Frequently Asked Questions

What is the best answer to "What is your greatest weakness?"

The best answers name a real weakness, briefly explain its impact, and then describe specific steps you have taken to address it. Interviewers are not looking for someone with no weaknesses — they are assessing self-awareness and whether you actively work on improvement.

Should I give a fake weakness like "I work too hard"?

No. Experienced interviewers recognise fake weaknesses immediately, and they signal a lack of self-awareness. A genuine, modest weakness handled confidently leaves a far better impression than a transparent non-answer.

How many weaknesses should I mention?

One is almost always the right number. The question is usually phrased as "greatest weakness" (singular) for a reason. Naming one weakness and handling it well shows more confidence than listing three.

Which weaknesses should I avoid mentioning?

Avoid weaknesses that are core requirements of the job. Similarly, avoid anything that suggests dishonesty, unreliability, or inability to work with others.
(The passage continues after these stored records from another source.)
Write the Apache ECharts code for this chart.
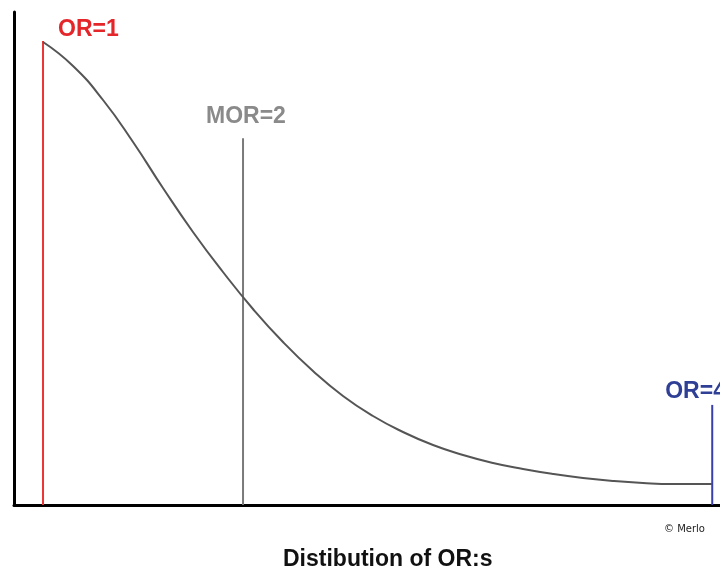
<!DOCTYPE html>
<html>
<head>
<meta charset="utf-8">
<script src="https://cdn.jsdelivr.net/npm/echarts@6/dist/echarts.min.js"></script>
<style>
  html, body { margin: 0; padding: 0; background: #fff; }
  #main { width: 720px; height: 570px; }
</style>
</head>
<body>
<div id="main"></div>
<script>
// curve (x: position along OR axis, y: density, both 0-100)
var curveX = [4.11, 8.36, 12.61, 16.86, 21.10, 25.35, 29.60, 33.85, 38.10, 42.35, 46.60, 50.85, 55.10, 59.35, 63.60, 67.85, 72.10, 76.35, 80.59, 84.84, 89.09, 93.34, 98.87];
var curveY = [93.91, 89.05, 82.15, 73.63, 64.30, 55.38, 47.26, 39.76, 33.06, 27.18, 22.11, 18.05, 14.81, 12.17, 10.14, 8.52, 7.30, 6.29, 5.48, 4.87, 4.46, 4.26, 4.26];

// reference lines: name, x position, height
var refNames = ['OR=1', 'MOR=2', 'OR=4'];
var refX = [4.11, 32.44, 98.9];
var refTop = [94.1, 74.4, 20.3];

var chart = echarts.init(document.getElementById('main'));

var curve = curveX.map(function (x, i) { return [x, curveY[i]]; });

function refSeries(i, lineColor, textColor, offset) {
  return {
    name: refNames[i],
    type: 'line',
    data: [[refX[i], 0], [refX[i], refTop[i]]],
    showSymbol: false,
    symbol: 'none',
    lineStyle: { color: lineColor, width: 2 },
    endLabel: {
      show: true,
      formatter: refNames[i],
      color: textColor,
      fontFamily: 'Liberation Sans, Arial, sans-serif',
      fontWeight: 'bold',
      fontSize: 23,
      offset: offset
    },
    z: 3
  };
}

var option = {
  animation: false,
  backgroundColor: '#fff',
  title: [
    {
      text: 'Distibution of OR:s',
      left: 278,
      top: 543,
      textStyle: { fontFamily: 'Liberation Sans, Arial, sans-serif', fontWeight: 'bold', fontSize: 23, color: '#111' }
    },
    {
      text: '© Merlo',
      left: 659,
      top: 519,
      textStyle: { fontFamily: 'DejaVu Sans, sans-serif', fontWeight: 'normal', fontSize: 10, color: '#222' }
    }
  ],
  grid: { left: 14, right: 0, top: 12, bottom: 65 },
  xAxis: {
    type: 'value',
    min: 0,
    max: 100,
    axisLine: { show: true, onZero: false, lineStyle: { color: '#000', width: 3 } },
    axisTick: { show: false },
    axisLabel: { show: false },
    splitLine: { show: false }
  },
  yAxis: {
    type: 'value',
    min: 0,
    max: 100,
    axisLine: { show: true, onZero: false, lineStyle: { color: '#000', width: 3 } },
    axisTick: { show: false },
    axisLabel: { show: false },
    splitLine: { show: false }
  },
  series: [
    {
      name: 'density',
      type: 'line',
      data: curve,
      smooth: 0.5,
      showSymbol: false,
      symbol: 'none',
      lineStyle: { color: '#555', width: 2 },
      z: 4
    },
    refSeries(0, '#ee3535', '#e4262a', [7, -11]),
    refSeries(1, '#7a7a7a', '#8a8a8a', [-45, -22]),
    refSeries(2, '#3a3fae', '#2e3f95', [-55, -13])
  ]
};

chart.setOption(option);
</script>
</body>
</html>
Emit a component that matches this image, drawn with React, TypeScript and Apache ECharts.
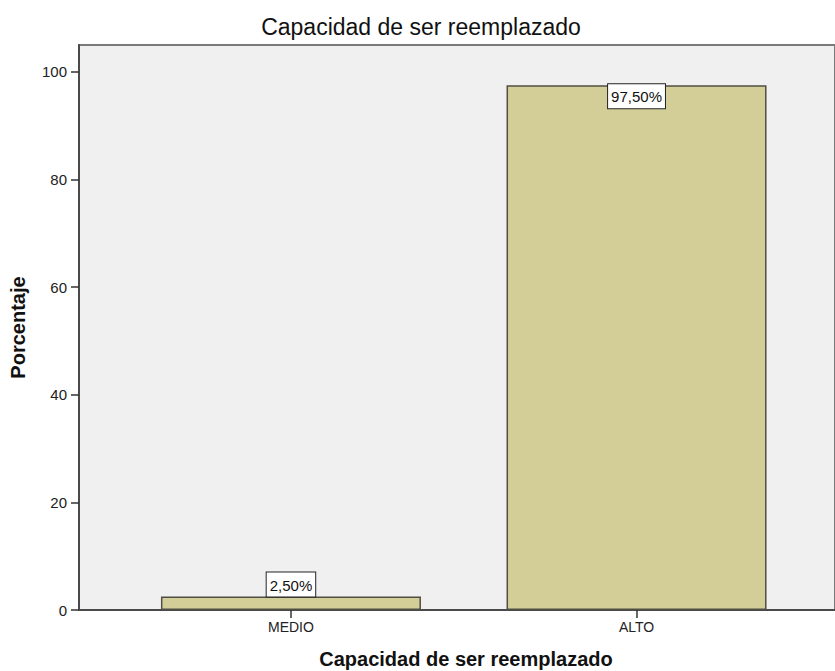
import React, { useEffect, useRef } from "react";
import * as echarts from "echarts";

const categories = ["MEDIO", "ALTO"];
const values = [2.5, 97.5];
const yTicks = [0, 20, 40, 60, 80, 100];
const titleText = "Capacidad de ser reemplazado";
const xTitle = "Capacidad de ser reemplazado";
const yTitle = "Porcentaje";

const FONT = "'Liberation Sans', Arial, sans-serif";

export default function App() {
  const ref = useRef<HTMLDivElement>(null);
  useEffect(() => {
    if (!ref.current) return;
    const chart = echarts.init(ref.current, null, { renderer: "svg" });
    const xPositions = categories.map((_, i) => i + 1);
    const data = categories.map((c, i) => ({
      value: [xPositions[i], values[i]],
      label:
        values[i] > 10
          ? { position: "insideTop", distance: -1 }
          : { position: "top", distance: 0 },
    }));
    chart.setOption({
      animation: false,
      backgroundColor: "#ffffff",
      title: [
        {
          text: titleText,
          left: 421,
          textAlign: "center",
          top: 15,
          padding: 0,
          textStyle: { fontFamily: FONT, fontSize: 23, fontWeight: "normal", color: "#111" },
        },
        {
          text: xTitle,
          left: 466,
          textAlign: "center",
          top: 649,
          padding: 0,
          textStyle: { fontFamily: FONT, fontSize: 20, fontWeight: "bold", color: "#111" },
        },
      ],
      grid: {
        left: 79,
        right: -2,
        top: 45,
        bottom: 61,
        show: true,
        backgroundColor: "#f0f0f0",
        borderColor: "#7a7a7a",
        borderWidth: 2,
      },
      xAxis: {
        type: "value",
        min: 0.3867,
        max: 2.5743,
        splitLine: { show: false },
        axisLine: { show: true, onZero: false, lineStyle: { color: "#4a4a4a", width: 2 } },
        axisTick: {
          show: true,
          length: 8,
          customValues: xPositions,
          lineStyle: { color: "#333", width: 1.5 },
        },
        axisLabel: {
          customValues: xPositions,
          margin: 10,
          fontFamily: FONT,
          fontSize: 14,
          color: "#222",
          formatter: (v: number) => categories[Math.round(v) - 1] ?? "",
        },
      },
      yAxis: {
        type: "value",
        min: 0,
        max: 105,
        name: yTitle,
        nameLocation: "middle",
        nameGap: 51,
        nameTextStyle: { fontFamily: FONT, fontSize: 20, fontWeight: "bold", color: "#111" },
        splitLine: { show: false },
        axisLine: { show: true, lineStyle: { color: "#4a4a4a", width: 2 } },
        axisTick: {
          show: true,
          length: 8,
          customValues: yTicks,
          lineStyle: { color: "#333", width: 1.5 },
        },
        axisLabel: {
          customValues: yTicks,
          margin: 12,
          fontFamily: FONT,
          fontSize: 15,
          color: "#222",
        },
      },
      series: [
        {
          type: "bar",
          barWidth: 260,
          data,
          itemStyle: { color: "#d3ce97", borderColor: "#4f4f45", borderWidth: 1.5 },
          label: {
            show: true,
            formatter: (p: any) => p.value[1].toFixed(2).replace(".", ",") + "%",
            fontFamily: FONT,
            fontSize: 15,
            color: "#111",
            backgroundColor: "#ffffff",
            borderColor: "#222",
            borderWidth: 1,
            padding: [5, 3, 4, 3],
          },
        },
      ],
    });
    return () => chart.dispose();
  }, []);
  return <div ref={ref} style={{ width: 835, height: 671, position: "absolute", left: 0, top: 0 }} />;
}
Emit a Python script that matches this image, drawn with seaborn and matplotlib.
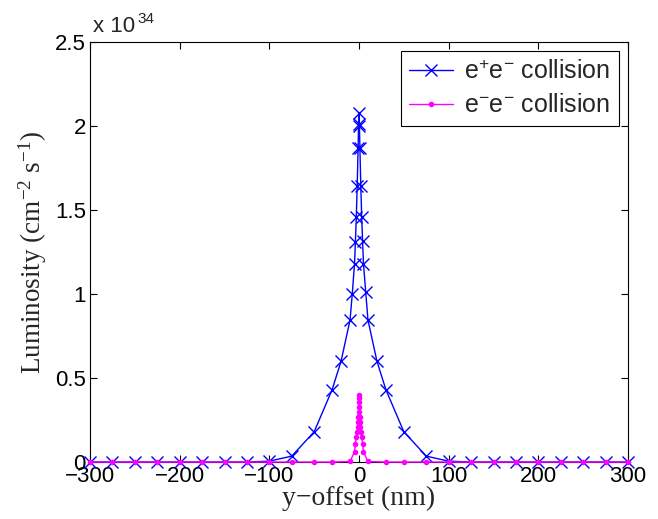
import numpy as np
import pandas as pd
import matplotlib
matplotlib.use("Agg")
import matplotlib.pyplot as plt
import seaborn as sns

# e+e- collision (luminosity in units of 1e34)
ep_x = [-300, -275, -250, -225, -200, -175, -150, -125, -100, -75, -50, -30, -20, -10,
        -7.5, -5, -4, -3, -2, -1, -0.5, 0, 0.5, 1, 2, 3, 4, 5, 7.5, 10, 20, 30, 50, 75,
        100, 125, 150, 175, 200, 225, 250, 275, 300]
ep_y = [0, 0, 0, 0, 0, 0, 0, 0, 0.005, 0.035, 0.18, 0.43, 0.6, 0.845,
        1.0, 1.18, 1.31, 1.46, 1.645, 1.87, 2.01, 2.075, 2.0, 1.87, 1.645, 1.46, 1.315, 1.18, 1.01, 0.845,
        0.6, 0.43, 0.18, 0.035, 0.005, 0, 0, 0, 0, 0, 0, 0, 0]

# e-e- collision
ee_x = [-300, -275, -250, -225, -200, -175, -150, -125, -100, -75, -50, -30, -10,
        -5, -4, -3, -2, -1.5, -1, -0.75, -0.5, -0.25, 0, 0.25, 0.5, 0.75, 1, 1.5, 2, 3, 4, 5,
        10, 30, 50, 75, 100, 125, 150, 175, 200, 225, 250, 275, 300]
ee_y = [0, 0, 0, 0, 0, 0, 0, 0, 0, 0, 0, 0, 0.003,
        0.06, 0.11, 0.15, 0.18, 0.21, 0.24, 0.27, 0.30, 0.36, 0.40, 0.38, 0.33, 0.27, 0.24, 0.21, 0.18, 0.15, 0.11, 0.06,
        0.003, 0, 0, 0, 0, 0, 0, 0, 0, 0, 0, 0, 0]

x_ticks = [-300, -200, -100, 0, 100, 200, 300]
y_ticks = [0, 0.5, 1, 1.5, 2, 2.5]
y_tick_labels = ["0", "0.5", "1", "1.5", "2", "2.5"]

sns.set_style("ticks")
plt.rcParams['font.family'] = ['Liberation Sans', 'DejaVu Sans']
plt.rcParams['mathtext.fontset'] = 'custom'
plt.rcParams['mathtext.rm'] = 'Liberation Serif'
plt.rcParams['mathtext.it'] = 'Liberation Serif:italic'
plt.rcParams['mathtext.sf'] = 'Liberation Sans'

fig = plt.figure(figsize=(6.58, 5.19), dpi=100)
ax = fig.add_axes([90/658, 1 - 462/519, 538/658, 420/519])

df1 = pd.DataFrame({"x": ep_x, "y": ep_y})
df2 = pd.DataFrame({"x": ee_x, "y": ee_y})

blue = (0, 0, 1)
mag = (1, 0, 1)
sns.lineplot(data=df1, x="x", y="y", ax=ax, color=blue, marker="x",
             markersize=8, markeredgewidth=1.0, markeredgecolor=blue, linewidth=1.0,
             estimator=None, sort=False, zorder=3, clip_on=False,
             label=r"e$^{\mathsf{+}}$e$^{\mathsf{-}}$ collision")
sns.lineplot(data=df2, x="x", y="y", ax=ax, color=mag, marker="o",
             markersize=4, markeredgewidth=0, markeredgecolor=mag, markerfacecolor=mag,
             linewidth=1.0, estimator=None, sort=False, zorder=3.1, clip_on=False,
             label=r"e$^{\mathsf{-}}$e$^{\mathsf{-}}$ collision")

ax.set_xlim(-300, 300)
ax.set_ylim(0, 2.5)
ax.set_xticks(x_ticks)
ax.set_yticks(y_ticks)
ax.set_yticklabels(y_tick_labels)
ax.tick_params(direction="in", top=True, right=True, labelsize=16, length=5,
               width=0.8, pad=3, colors="black")
for s in ax.spines.values():
    s.set_visible(True)
    s.set_linewidth(0.8)
    s.set_color("black")

ax.set_xlabel("y\u2212offset (nm)", fontsize=20, family="Liberation Serif", labelpad=-1)
ax.set_ylabel(r"Luminosity (cm$^{-2}$ s$^{-1}$)", fontsize=19.5, family="Liberation Serif", labelpad=4)

ax.text(0.006, 1.012, "x 10", transform=ax.transAxes, fontsize=16, ha="left", va="bottom")
ax.text(0.089, 1.038, "34", transform=ax.transAxes, fontsize=11, ha="left", va="bottom")

leg = ax.legend(loc="upper right", fontsize=18, frameon=True, fancybox=False,
                edgecolor="black", framealpha=1, borderpad=0.35, handlelength=1.75,
                handletextpad=0.45, labelspacing=0.4, borderaxespad=0.35)
leg.get_frame().set_linewidth(0.8)
leg.set_zorder(5)

fig.savefig("out.png", dpi=100)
Choose a real weakness that is peripheral to the job's core demands and that you are actively working on.

Can I say I have no weaknesses?

No. Saying you have no weaknesses signals a lack of self-awareness, which is itself a red flag. Every credible candidate has things they are working on.

How long should my answer be?

60 to 90 seconds is ideal. Long enough to cover the weakness, its past impact, and your improvement steps — short enough to stay focused.